The red outlines in Figure 4 trace the simulated fire perimeters of this cluster event which produces insured losses of more than AUD 3 billion, largely because of the proximity of the largest footprint to the state capital, Hobart. Such a loss corresponds to a 1% exceedance probability in the AIR model.

Closing Thoughts

Bushfires in Australia are the natural product of the continent-wide aridity, frequent periods of drought, high temperatures, parched vegetation, and the recurrent strong, steady winds that are characteristic of the country. Fires that once ranged across hundreds of miles of unbroken grassland and accommodating forests, today will burn through people's homes and towns, causing significant damage, large losses, and substantial grief.

This risk can be managed, although Australia's very size—nearly 20 times the area of California—makes the task daunting. The AIR Bushfire Model for Australia generates demonstrably realistic scenarios of loss. It filters the roughly 10,000 continent-wide ignitions that occur in Australia every year down to the dozen or so that are likely to cause significant losses.
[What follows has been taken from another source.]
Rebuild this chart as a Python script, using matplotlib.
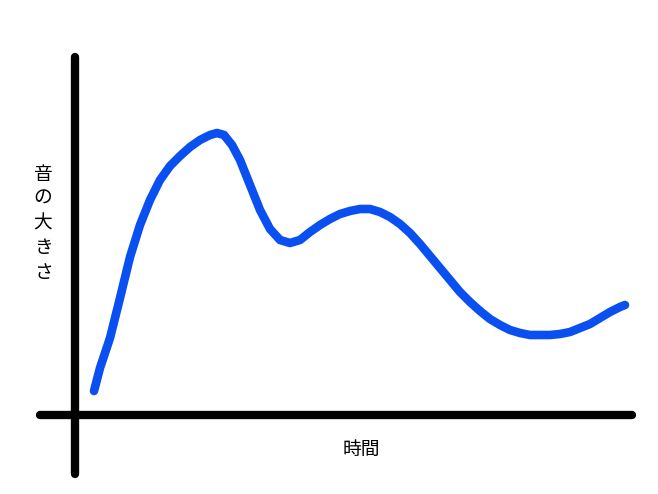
import matplotlib
matplotlib.use("Agg")
import matplotlib.pyplot as plt

plt.rcParams['font.family'] = ['Noto Sans CJK JP', 'DejaVu Sans']

# hand-drawn curve (pixel coords, y down)
curve_x = [94, 100, 110, 120, 130, 140, 150, 160, 170, 180, 190, 200, 210, 217,
           224, 232, 240, 250, 260, 270, 280, 290, 300, 310, 320, 330, 340, 350,
           360, 370, 380, 390, 400, 410, 420, 430, 440, 450, 460, 470, 480, 490,
           500, 510, 520, 530, 540, 550, 560, 570, 580, 590, 600, 610, 620, 625]
curve_y = [391, 368, 338, 298, 257, 225, 200, 180, 166, 156, 147, 140, 135, 133,
           135, 145, 160, 185, 210, 229, 240, 243, 240, 232, 225, 219, 214, 211,
           209, 209, 212, 217, 224, 233, 244, 256, 268, 280, 292, 302, 311, 319,
           325, 330, 333, 335, 335, 335, 334, 332, 328, 324, 318, 312, 307, 305]

ylabel_chars = ["音", "の", "大", "き", "さ"]
xlabel = "時間"

fig = plt.figure(figsize=(6.58, 4.94), dpi=100)
ax = fig.add_axes([0, 0, 1, 1])
ax.set_xlim(0, 658)
ax.set_ylim(494, 0)
ax.axis("off")

# axes drawn as thick black strokes
ax.plot([75, 75], [57, 474], color="black", lw=6, solid_capstyle="round")
ax.plot([40, 632], [415, 415], color="black", lw=6, solid_capstyle="round")

ax.plot(curve_x, curve_y, color="#0a50f0", lw=6.2, solid_capstyle="round",
        solid_joinstyle="round")

for i, ch in enumerate(ylabel_chars):
    ax.text(43, 174 + i * 24.5, ch, fontsize=13.5, ha="center", va="center")

ax.text(361, 449, xlabel, fontsize=13.5, ha="center", va="center")

fig.savefig("out.png", dpi=100)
It includes a large and robust event set of simulated fires in the locations where they are most likely to occur, and explicitly models the tendency of fires to occur in clusters.

While this article has focused on the bushfire hazard, it should be noted that the AIR model also incorporates a detailed country-wide industry exposure database, and its damage functions account for a comprehensive set of construction and occupancy classes while also being able to accommodate a variety of individual risk characteristics. Perhaps most importantly, the model has been extensively peer-reviewed and validated against actual loss experience data and post-disaster survey findings.

Bushfires in Australia will continue to present serious dangers to people and property, but a tool is available now that can help companies manage that risk.